Brazil: Total Transfers Foz do Amazonas Block to Petrobras

Credit; Total
Credit; Total

French oil major Total will transfer its rights in five blocks in Foz do Amazonas Basin off Brazil to Brazil's national oil company Petrobras, and exit the basin.

To remind, Total earlier in September announced its decision o give up operatorship over the five exploration blocks in ultra-deep waters, 120 kilometers offshore Brazil. 

The decision came almost two years after the Brazilian environmental regulator Ibama denied it a permit to drill in the environmentally sensitive Basin for a fifth and final time. Ibama at the time said that oil exploration in the area would present risks to reefs and biodiversity.  

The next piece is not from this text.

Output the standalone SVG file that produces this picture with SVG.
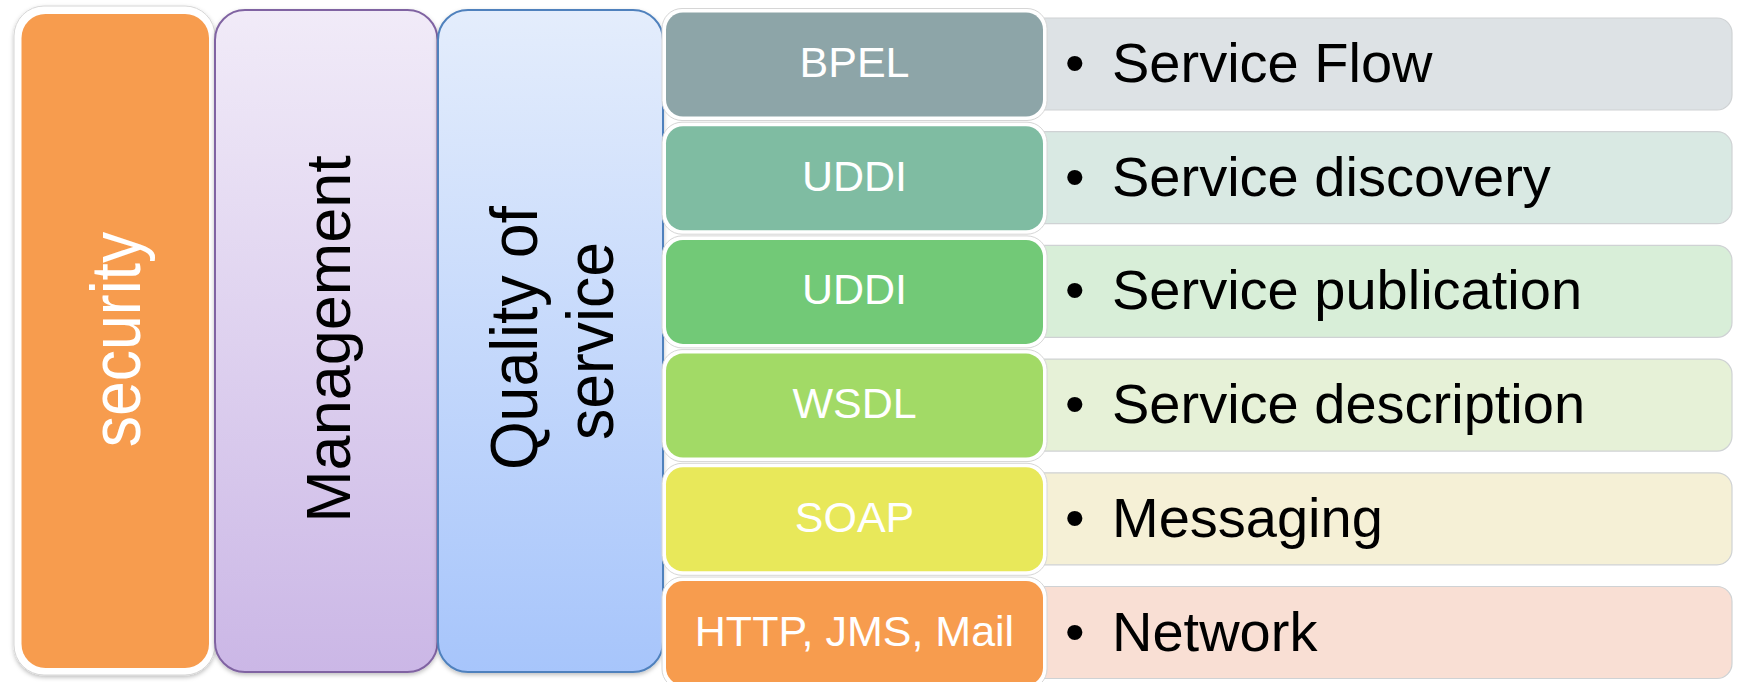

The five blocks were acquired on the 11th Agência Nacional do Petróleo, Gás Natural e Biocombustíveis (ANP) bidding round by the consortium operated by Total (40%), in partnership with Petrobras (30%) and BP Energy do Brasil LTDA (30%).

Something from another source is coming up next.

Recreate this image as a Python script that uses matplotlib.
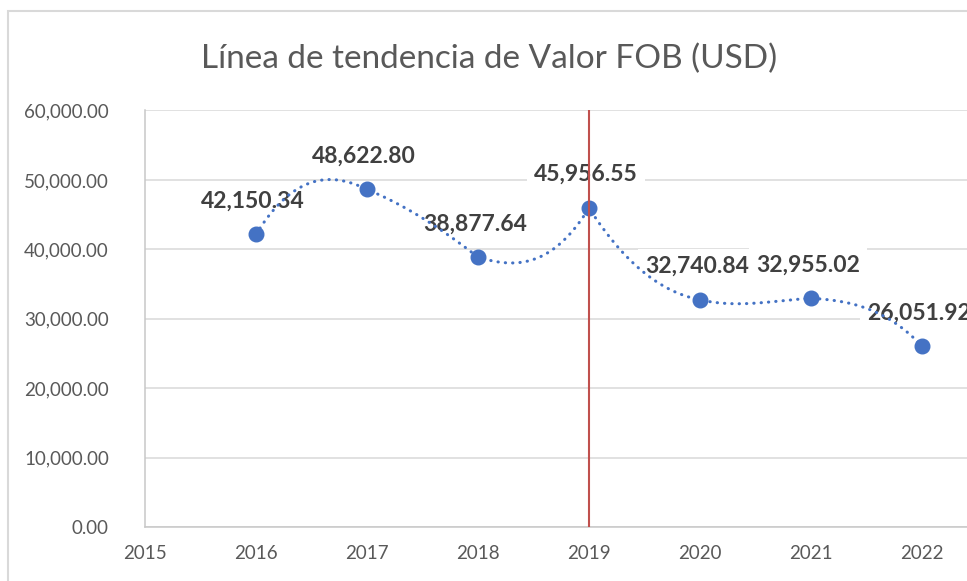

Total on Monday said it had reached an agreement on September 24th, 2020 to transfer to Petrobras its equity interest in five exploration blocks FZA-M-57, FZA-M-86, FZA-M-88, FZA-M-125 and FZA-M-127.

The closing of the transaction is subject to the preemption rights of partners in the blocks and standard regulatory approvals, Total said.

"With this agreement and according to the joint operating agreement, Petrobras intends to increase its stake to up to 70%, depending on the preemptive right of BP, also part of the consortium," Petrobras said.

To remind, in 2018, Greenpeace said that it had found rhodolith beds within the Foz do Amazonas Basin area where Total planned to drill for oil. Rhodolith are calcareous algae that work as a habitat for fish and other reef creatures

Responding to Greenpeace's claims at the time, Total said that no biogenic formation had been identified in Block FZA-M-57, and that the planned exploration well in Block FZA-M-57 would be 28 km away from the rhodolith beds previously identified "and 34 km away from the location where the NGO would have found rhodoliths more recently."